Youth Problem Gambling: Safe Bet?
If they’re not doing drugs or out driving drunk, what’s the big deal with a little poker or sports bet?
It’s true that for most people, gambling is innocent fun; most Oregonians gamble once in a while and don’t experience many negative consequences. However, a growing number of teens are gambling, and that’s a concern for many.
Prevention experts know, like with alcohol and drugs, that the earlier on in life a person begins to gamble, the more likely that individual is to develop a problem later in life.
Thousands of teens in Oregon already show signs of problems with gambling.

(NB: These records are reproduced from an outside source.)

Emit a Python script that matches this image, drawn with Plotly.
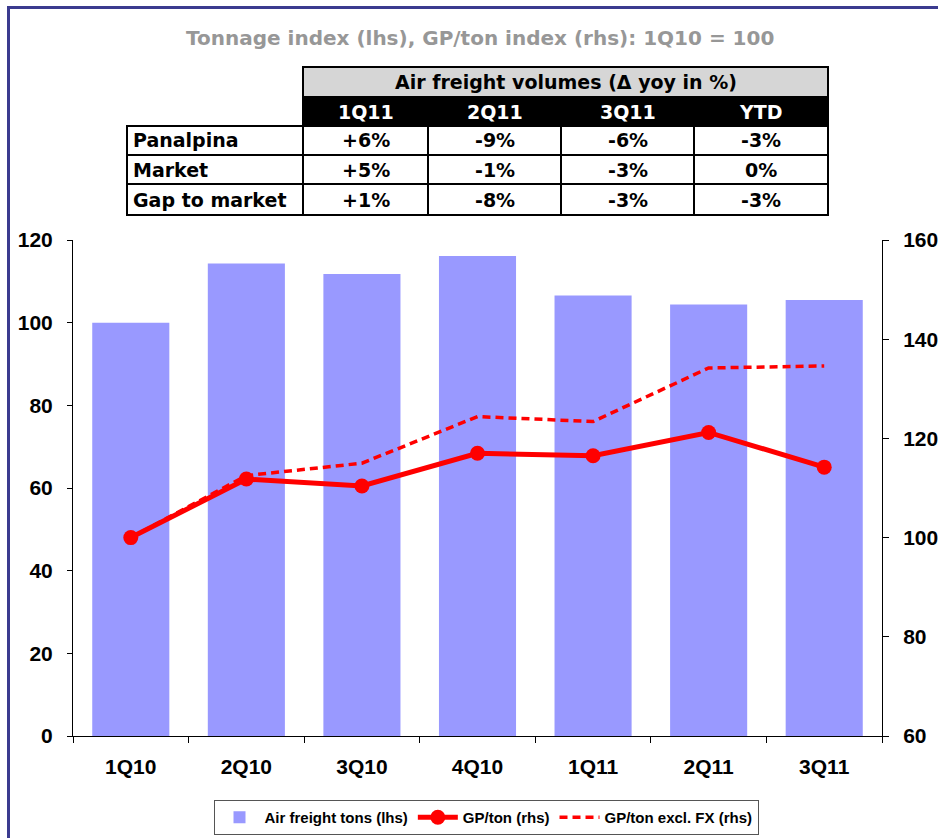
import plotly.graph_objects as go

# ---------------- data ----------------
quarters = ["1Q10", "2Q10", "3Q10", "4Q10", "1Q11", "2Q11", "3Q11"]
tonnage_index = [100, 114.3, 111.8, 116.1, 106.6, 104.4, 105.5]
gp_per_ton = [100, 111.8, 110.4, 117.0, 116.5, 121.2, 114.2]
gp_per_ton_excl_fx = [100, 112.5, 115.0, 124.4, 123.4, 134.2, 134.6]

table_title = "Air freight volumes (\u0394 yoy in %)"
table_columns = ["1Q11", "2Q11", "3Q11", "YTD"]
table_rows = ["Panalpina", "Market", "Gap to market"]
table_panalpina = ["+6%", "-9%", "-6%", "-3%"]
table_market = ["+5%", "-1%", "-3%", "0%"]
table_gap = ["+1%", "-8%", "-3%", "-3%"]

chart_title = "Tonnage index (lhs), GP/ton index (rhs): 1Q10 = 100"

# ---------------- layout geometry (page pixels) ----------------
W, H = 938, 838
L, R, T, B = 73, 882, 240, 736   # plot area in pixels


def px(x):
    return (x - L) / (R - L)


def py(y):
    return (B - y) / (B - T)


ARIAL = "Liberation Sans, Arial, sans-serif"
WIDE = "DejaVu Sans, Liberation Sans, Arial, sans-serif"

fig = go.Figure()
fig.add_trace(go.Bar(
    x=quarters, y=tonnage_index, name="Air freight tons (lhs)",
    marker=dict(color="#9999FF", line=dict(width=0)), yaxis="y",
))
fig.add_trace(go.Scatter(
    x=quarters, y=gp_per_ton, name="GP/ton (rhs)", mode="lines+markers",
    line=dict(color="#FF0000", width=5),
    marker=dict(color="#FF0000", size=15), yaxis="y2",
))
fig.add_trace(go.Scatter(
    x=quarters, y=gp_per_ton_excl_fx, name="GP/ton excl. FX (rhs)", mode="lines",
    line=dict(color="#FF0000", width=3.5, dash="8px,5px"), yaxis="y2",
))

shapes = []
annotations = []

# frame lines (top and left)
shapes.append(dict(type="line", xref="paper", yref="paper",
                   x0=px(7), x1=px(945), y0=py(7.5), y1=py(7.5),
                   line=dict(color="#3b3b8f", width=3)))
shapes.append(dict(type="line", xref="paper", yref="paper",
                   x0=px(8.5), x1=px(8.5), y0=py(6), y1=py(845),
                   line=dict(color="#3b3b8f", width=3)))

# table
tx0, tx1 = 303, 828
lx0 = 127
col_edges = [303, 428, 561, 694, 828]
y_gray = (67, 97)
y_black = (97, 126)
row_edges = [126, 155, 184, 215]
bw = 2

shapes.append(dict(type="rect", xref="paper", yref="paper",
                   x0=px(tx0), x1=px(tx1), y0=py(y_gray[1]), y1=py(y_gray[0]),
                   fillcolor="#d6d6d6", line=dict(color="black", width=bw)))
shapes.append(dict(type="rect", xref="paper", yref="paper",
                   x0=px(tx0), x1=px(tx1), y0=py(y_black[1]), y1=py(y_black[0]),
                   fillcolor="black", line=dict(color="black", width=bw)))
shapes.append(dict(type="rect", xref="paper", yref="paper",
                   x0=px(lx0), x1=px(tx1), y0=py(row_edges[-1]), y1=py(row_edges[0]),
                   fillcolor="rgba(0,0,0,0)", line=dict(color="black", width=bw)))
for ry in row_edges[1:-1]:
    shapes.append(dict(type="line", xref="paper", yref="paper",
                       x0=px(lx0), x1=px(tx1), y0=py(ry), y1=py(ry),
                       line=dict(color="black", width=bw)))
for cx in col_edges[:-1]:
    shapes.append(dict(type="line", xref="paper", yref="paper",
                       x0=px(cx), x1=px(cx), y0=py(row_edges[-1]), y1=py(row_edges[0]),
                       line=dict(color="black", width=bw)))

cell_font = dict(family=WIDE, size=19, color="black")
annotations.append(dict(xref="paper", yref="paper", x=px((tx0 + tx1) / 2),
                        y=py(sum(y_gray) / 2), text="<b>%s</b>" % table_title,
                        showarrow=False, font=cell_font, xanchor="center", yanchor="middle"))
for i, c in enumerate(table_columns):
    annotations.append(dict(xref="paper", yref="paper",
                            x=px((col_edges[i] + col_edges[i + 1]) / 2),
                            y=py(sum(y_black) / 2), text="<b>%s</b>" % c,
                            showarrow=False, font=dict(cell_font, color="white"),
                            xanchor="center", yanchor="middle"))
table_values = [table_panalpina, table_market, table_gap]
for r, (lab, vals) in enumerate(zip(table_rows, table_values)):
    yc = py((row_edges[r] + row_edges[r + 1]) / 2)
    annotations.append(dict(xref="paper", yref="paper", x=px(lx0 + 4), y=yc,
                            text="<b>%s</b>" % lab, showarrow=False, font=cell_font,
                            xanchor="left", yanchor="middle"))
    for i, v in enumerate(vals):
        annotations.append(dict(xref="paper", yref="paper",
                                x=px((col_edges[i] + col_edges[i + 1]) / 2), y=yc,
                                text="<b>%s</b>" % v, showarrow=False, font=cell_font,
                                xanchor="center", yanchor="middle"))

# chart title
annotations.append(dict(xref="paper", yref="paper", x=px(480), y=py(38),
                        text="<b>%s</b>" % chart_title, showarrow=False,
                        font=dict(family=WIDE, size=20, color="#979797"),
                        xanchor="center", yanchor="middle"))

tick_font = dict(family=ARIAL, size=21, color="black", weight="bold")

fig.update_layout(
    width=W, height=H,
    margin=dict(l=L, r=W - R, t=T, b=H - B, pad=0, autoexpand=False),
    paper_bgcolor="white", plot_bgcolor="white",
    bargap=0.333,
    showlegend=True,
    legend=dict(orientation="h", x=px(486), xanchor="center", y=py(800), yanchor="top",
                bgcolor="white", bordercolor="#555555", borderwidth=1,
                font=dict(family=ARIAL, size=15, color="black", weight="bold"),
                traceorder="normal", itemwidth=40, entrywidth=0),
    xaxis=dict(type="category", showline=True, linecolor="black", linewidth=1,
               ticks="outside", tickson="boundaries", ticklen=6, tickcolor="black",
               tickfont=tick_font, showgrid=False, ticklabelstandoff=12, automargin=False),
    yaxis=dict(range=[0, 120], dtick=20, showline=True, linecolor="black", linewidth=1,
               ticks="outside", ticklen=5, tickcolor="black", tickfont=tick_font,
               showgrid=False, zeroline=False, ticklabelstandoff=10, automargin=False),
    yaxis2=dict(range=[60, 160], dtick=20, overlaying="y", side="right",
                showline=True, linecolor="black", linewidth=1,
                ticks="outside", ticklen=6, tickcolor="black", tickfont=tick_font,
                showgrid=False, zeroline=False, ticklabelstandoff=10, automargin=False),
    shapes=shapes,
    annotations=annotations,
)

fig.write_html(
    "out.html",
    config={"displayModeBar": False},
    post_script="document.body.style.margin='0px';document.body.style.overflow='hidden';",
)
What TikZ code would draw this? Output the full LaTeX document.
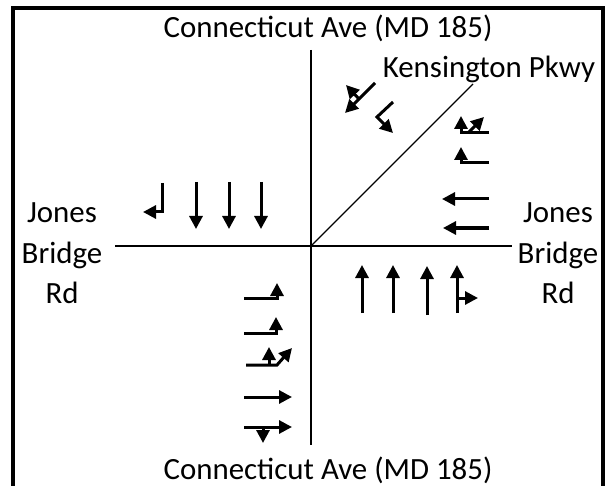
\documentclass[tikz,border=0pt]{standalone}
\usepackage{fontspec}
\setmainfont{Carlito}
\usetikzlibrary{arrows.meta}
\begin{document}
\begin{tikzpicture}[x=1bp,y=-1bp,
  lane/.style={line width=3bp,-{Triangle[length=13bp,width=13bp]}},
  road/.style={line width=1.2bp},
  lbl/.style={font=\fontsize{31}{37}\selectfont, inner sep=0pt, anchor=base}]
\useasboundingbox (0,0) rectangle (613,486);
% frame
\draw[line width=4bp] (13,492) -- (13,8) -- (603,8) -- (603,492);
% roads
\coordinate (c) at (311,246);
\coordinate (ntop) at (311,50);
\coordinate (sbot) at (311,445);
\coordinate (wend) at (115,246);
\coordinate (eend) at (512,246);
\coordinate (neend) at (473,84);
\draw[road] (ntop) -- (sbot);
\draw[road] (wend) -- (eend);
\draw[road] (c) -- (neend);
% labels
\node[lbl] (ntxt) at (328,38) {Connecticut Ave (MD 185)};
\node[lbl] (stxt) at (328,479) {Connecticut Ave (MD 185)};
\node[lbl] (ktxt) at (489,78) {Kensington Pkwy};
\node[lbl] (wj) at (62,223) {Jones};
\node[lbl] (wb) at (62,263) {Bridge};
\node[lbl] (wr) at (62,303) {Rd};
\node[lbl] (ej) at (558,223) {Jones};
\node[lbl] (eb) at (558,263) {Bridge};
\node[lbl] (er) at (558,303) {Rd};
% southbound
\draw[lane] (162,183) -- (162,212) -- (143,212);
\draw[lane] (196,182) -- (196,229);
\draw[lane] (229,182) -- (229,229);
\draw[lane] (261,182) -- (261,229);
% northbound
\draw[lane] (362,313) -- (362,265);
\draw[lane] (393,313) -- (393,265);
\draw[lane] (427,315) -- (427,266);
\draw[lane] (457,313) -- (457,265);
\draw[lane] (457,298) -- (478,298);
% westbound
\draw[lane] (489,133) -- (461,133) -- (461,116);
\draw[lane] (468,133) -- (484,117);
\draw[lane] (489,163) -- (461,163) -- (461,147);
\draw[lane] (489,199) -- (442,199);
\draw[lane] (489,228) -- (443,228);
% eastbound
\draw[lane] (244,298) -- (277,298) -- (277,283);
\draw[lane] (244,333) -- (276,333) -- (276,317);
\draw[lane] (246,365) -- (277,365) -- (292,348);
\draw[lane] (269,365) -- (269,347);
\draw[lane] (244,397) -- (292,397);
\draw[lane] (244,427) -- (292,427);
\draw[lane] (263,427) -- (263,443);
% Kensington Pkwy approach
\draw[lane] (375,83) -- (345,113);
\draw[lane] (359,99) -- (346,85);
\draw[lane] (393,102) -- (377,117) -- (393,133);
\end{tikzpicture}
\end{document}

Parents, educators, and other adults should consider the potential pitfalls of gambling among our youth.
Consider that young people don’t always yet have the best coping or decision-making skills. Young people can easily hide a gambling problem. And for many, the problem develops over several years. Many problem gamblers say they started out gambling at an early age–approximately 10 years old (Gupta& Derevensky, 2001; Gupta & Derevensky, 1998a). With no needle marks, drowsy walking, bloodshot eyes, or other tell-tale signs, a young person who has a gambling problem can easily hide it.
- Adolescent brains offer a perfect environment for gambling with their preference for high activity low effort/high stimulation. Add to that the fact that parents and schools often aren’t talking to kids about the risks, and you can see why there is concern. Too often we hear “Kids gambling too much? No way…if they were we’d know it;” yet data from the Oregon Healthy Teens survey and other research tell a very different story:
- Most Oregon adolescents (63 percent) have gambled; their preferred games include free Internet gambling-type games, cards (poker), sports bets, and games of personal skill (Volberg, 2008).
- One youth per classroom already has a (hidden) gambling problem (Volberg, 2008)
Teen problem gamblers have higher rates of:
- Alcohol & binge drinking (Student Wellness Survey, 2014)
- Drug use, including marijuana (Student Wellness Survey, 2014)
- Suicidal thoughts and attempts (Student Wellness Survey, 2014)
- School problems (e.g., lower grades, truancy, behavior issues; Student Wellness Survey, 2014)
- Depression (Student Wellness Survey, 2014)
- Thoughts about suicide (Student Wellness Survey, 2014)
- Family problems (e.g., withdrawal, behavior issues)
- Peer relationship problems
- Legal and money troubles
- Dissociative, “escape” behaviors
Sources: 2014 Oregon Student Wellness Survey Data, Oregon Healthy Teens, Gupta &Derevensky; 1998a; Gupta & Derevensky, 1998b; Vitaro, Ferland, Jacques &Ladouceur, 1998; Wallisch & Liu, 1996; Winters & Anderson, 2000; Wynne, Smith, & Jacobs, 1996.